AJ : Vous dites que vous n’aimez pas la guerre, alors qu’elle est le thème qui traverse tous vos films et une partie de vos livres. Paradoxe ou contradiction ?

BHL : Non, je n’aime pas la guerre. Mais j’aime, en revanche, la grandeur. J’aime ces moments, dans la vie des hommes, où ils deviennent un peu plus grands qu’eux-mêmes. Et je dois reconnaître que la guerre est, parfois, l’occasion de cela. J’ai toujours eu un faible pour les grands condottieres et les écrivains aventuriers : Garibaldi en Sicile ; Byron à Missolonghi ; Lawrence et Malraux bien sûr ; ou, d’une certaine façon, Xénophon et son Anabase. Mais je crois qu’il y a, en chaque homme, vraiment chaque homme et pas seulement chez ces grands par vocation transcendantale que sont, selon Kantorowicz, les rois ou les presque rois, un accès possible à cette grandeur. C’est ça que je suis allé chercher, jadis, chez les résistants du Bangladesh. Puis chez les défenseurs de Sarajevo ou chez les insurgés libyens. Ou, aujourd’hui, chez les Kurdes…

AJ : Ce parti pris permanent que vous revendiquez ne laisse-t-il pas de côté les complexités de la bataille de Mossoul, avec les milices de mobilisation populaire chiites irakiennes, la rivalité chiite-sunnite, les ambiguïtés de la coalition internationale rangée aux côtés d’alliés de l’Iran ?

BHL : Tout cela est là, il me semble. Mais en pointillé. Sans insister. Prenez la bataille du tout début. Nous tombons, dans le village de Fazlya, dans une embuscade de Daech. Le combat est terrible. Les hommes tombent. Et le soutien aérien américain, malgré les appels de nos compagnons, n’arrive bizarrement pas. Voilà un signe de cette « ambiguïté » de la coalition…

AJ : Ce tournage a-t-il changé votre vision de la situation ?

BHL : J’ai envie de vous dire que le choc le plus important fut le choc « métaphysique ». Car Mossoul, après tout, c’est le nom moderne de l’ancienne Ninive. La Ninive du prophète Jonas. La Ninive où les hommes sont devenus, dit le verset, « comme bêtes en grand nombre ». La cité du crime et du mal dont la conversion, feinte ou sincère, est au cœur de la méditation juive et chrétienne sur l’idée de rédemption et d’unité du genre humain.
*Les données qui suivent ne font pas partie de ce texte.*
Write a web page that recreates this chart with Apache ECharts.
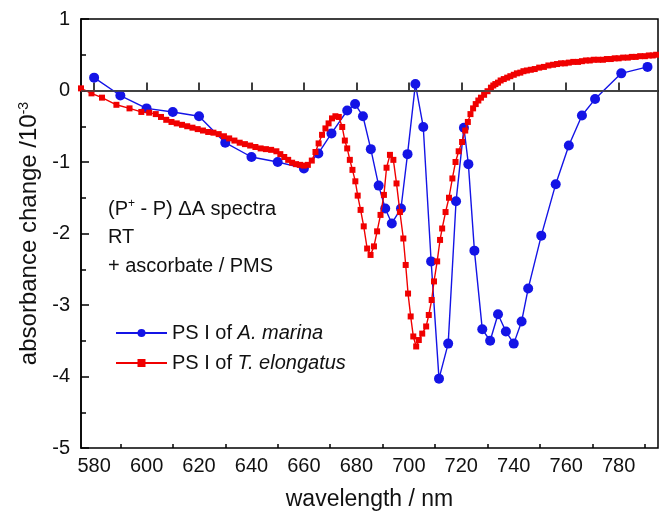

J’ai tellement rêvé sur cette histoire ! J’ai tant médité sur les interprétations du Malbim, du Gaon de Vilna, de Gershom Scholem – et, sur le versant chrétien, de saint Augustin et de saint Jérôme ! Alors, oui, quel choc de se retrouver là, physiquement là, sur ce pôle magnétique, dans l’ombre portée de ces paroles millénaires qui sont au cœur de chacun d’entre nous. La bataille de Mossoul a, aussi, cette dimension spirituelle. C’est, 3000 ans après, la deuxième chute de l’empire des Ninivites et de ses adorateurs du Rien.

AJ : Vous semblez être toujours à la recherche d’une cause dans laquelle vous engager. Cela explique pourquoi vous cherchez en permanence le camp du Bien contre celui du Mal ?

BHL : Je dirais plutôt le camp du moindre mal. Car, au fond, je ne crois pas au Bien… Cela dit, c’est vrai que je suis un témoin engagé et que je n’ai pas le culte de la neutralité. Dans mes reportages de guerre, qu’ils soient écrits ou filmés, ce qui m’intéresse, c’est les civils, c’est les victimes et c’est ceux qui, par voie de conséquence, risquent leur vie pour défendre ces victimes et ces civils. Je serais incapable de faire un film, par exemple, sur une armée conquérante. Je ne me mettrais pas en péril s’il s’agissait juste de couvrir « une » guerre comme une autre. Restons dans la littérature. Il y a un écrivain de la guerre, pourtant considérable, qui ne m’a jamais intéressé : c’est le César de La Guerre des Gaules. Et, si vous regardez le dernier siècle européen, vous avez deux noms immenses. Malaparte qui, dans Kaputt, passe du ghetto de Varsovie à la table du gouverneur général de Pologne Hans Frank ou au panier d’yeux énucléés offerts au narrateur par le dictateur croate Ante Pavelic. Et vous avez Malraux qui conçoit très clairement L’Espoir comme un roman engagé au service d’une cause : celle de ces républicains qui font, comme il le dit, la guerre sans l’aimer. J’admire les deux. Mais le geste dont je suis proche, c’est évidemment celui de Malraux.